Before this year, I’d never attended the event, and I think just heard of it once.  An animation writer I’d met through a well respected mutual friend contacted me and asked if I would speak on behalf of Peter Keefe, whose impact on my life I’ve written in past blogs.  Ever since I came to Los Angeles, I’ve always been at war with the “fan” and “pro” sides of myself.  There were incidents that occurred that made me feel people took me less seriously as a pro because I’d become so well known in the fan community.

That said, I was very honored to be asked, but questioned if there might be someone more appropriate that really knew him.  Assured I’d be a fit, I agreed to go ahead with it, even though also admittedly I’m a nervous public speaker.  I will say from experience it’s easier to moderate panels where other people do the talking than do it myself!

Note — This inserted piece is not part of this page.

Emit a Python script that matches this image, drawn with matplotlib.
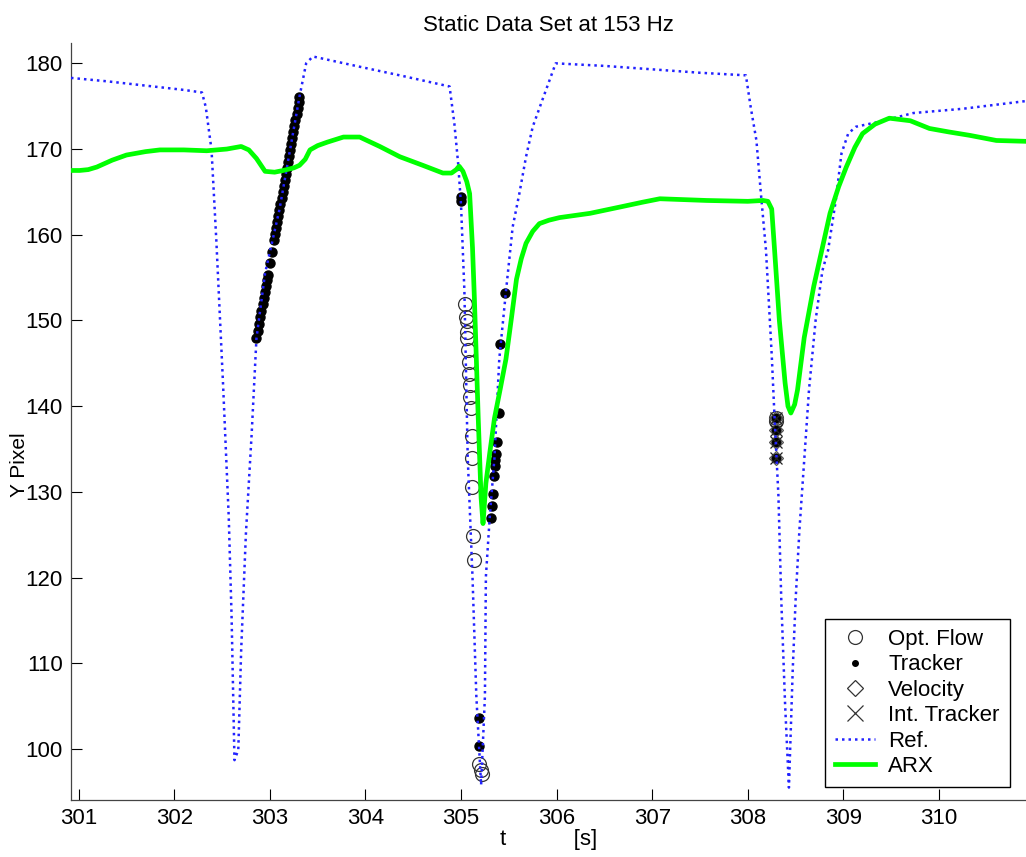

So I went up and gave my well worked over speech, with rewrites up to the almost the last minute, made twenty-five years to the month (maybe even the week) since I received my response back from Head Writer Marc Handler.   I wanted to keep it very balanced between a bio of his work and what happened to me, and not make it look like I was hogging the podium just to talk about me.  I have a big hangup about being perceived liek that.  In addition, the speech was taped, and despite my radio-tv background cameras make me nervous too!  That said, I think it’s good it was captured on tape.  Since it was the ASIFA crew I presume it’s intended for the animation archive library but not completely sure.   Based on all the stories I heard that day I sincerely hope it is.

As I said, I’ve often felt split by my “fan” side and my “professional” side, but after yesterday this is something I no longer feel. Standing in a group of professionals, acknowledging my own transition thanks to Peter’s Keefe’s action from one to the other, brought about a healing and wholeness of its own.  To be asked by pros to speak about an event that happened when I was a fan, and how I am now a pro, thanks to one action of Peter Keefe, brought about a healing and catharsis of its own.

The speech ended with me quoting my favorite VOLTRON line, delivered by Lance: “Every night I used to count the stars… I never dreamed I’d be flying among them.”  Lance is played by Michael Bell, a versatile voice actor whose work I respect immensely.  So I sit down expecting the MC to introduce the next guest when someone else walks up the aisle, the first time two people have spoken on a person.  To my absolute surprise, it is Michael Bell (at which point, while totally caught up in his story of meeting Peter Keefe once at a recording session, am having the ultimate fangirl moment in  my head)!

Michael came back up a couple people later to speak about whom he came to speak about, and was gone by intermission… given we ran two hours over projection that’s to be expected.  He did reach out and give me a friendly high five as he came back down the aisle though, and I thank him for that.  If he hadn’t helped make Lance a character that resonated with me, along with the writers of the show, I wouldn’t have been inspired to write about and create Nina to be his female equal and love interest for my sister and I to then craft stories around.  Then there would never have been anything to try and send to World Events Productions and Peter Keefe, and I probably would not be writing to you right now.  Thank you for coming up, Michael Bell, even though you came to speak for another departed friend.  That meant a lot to me and I think the others there as well.

Again, I say, thank you Peter Keefe – for everything.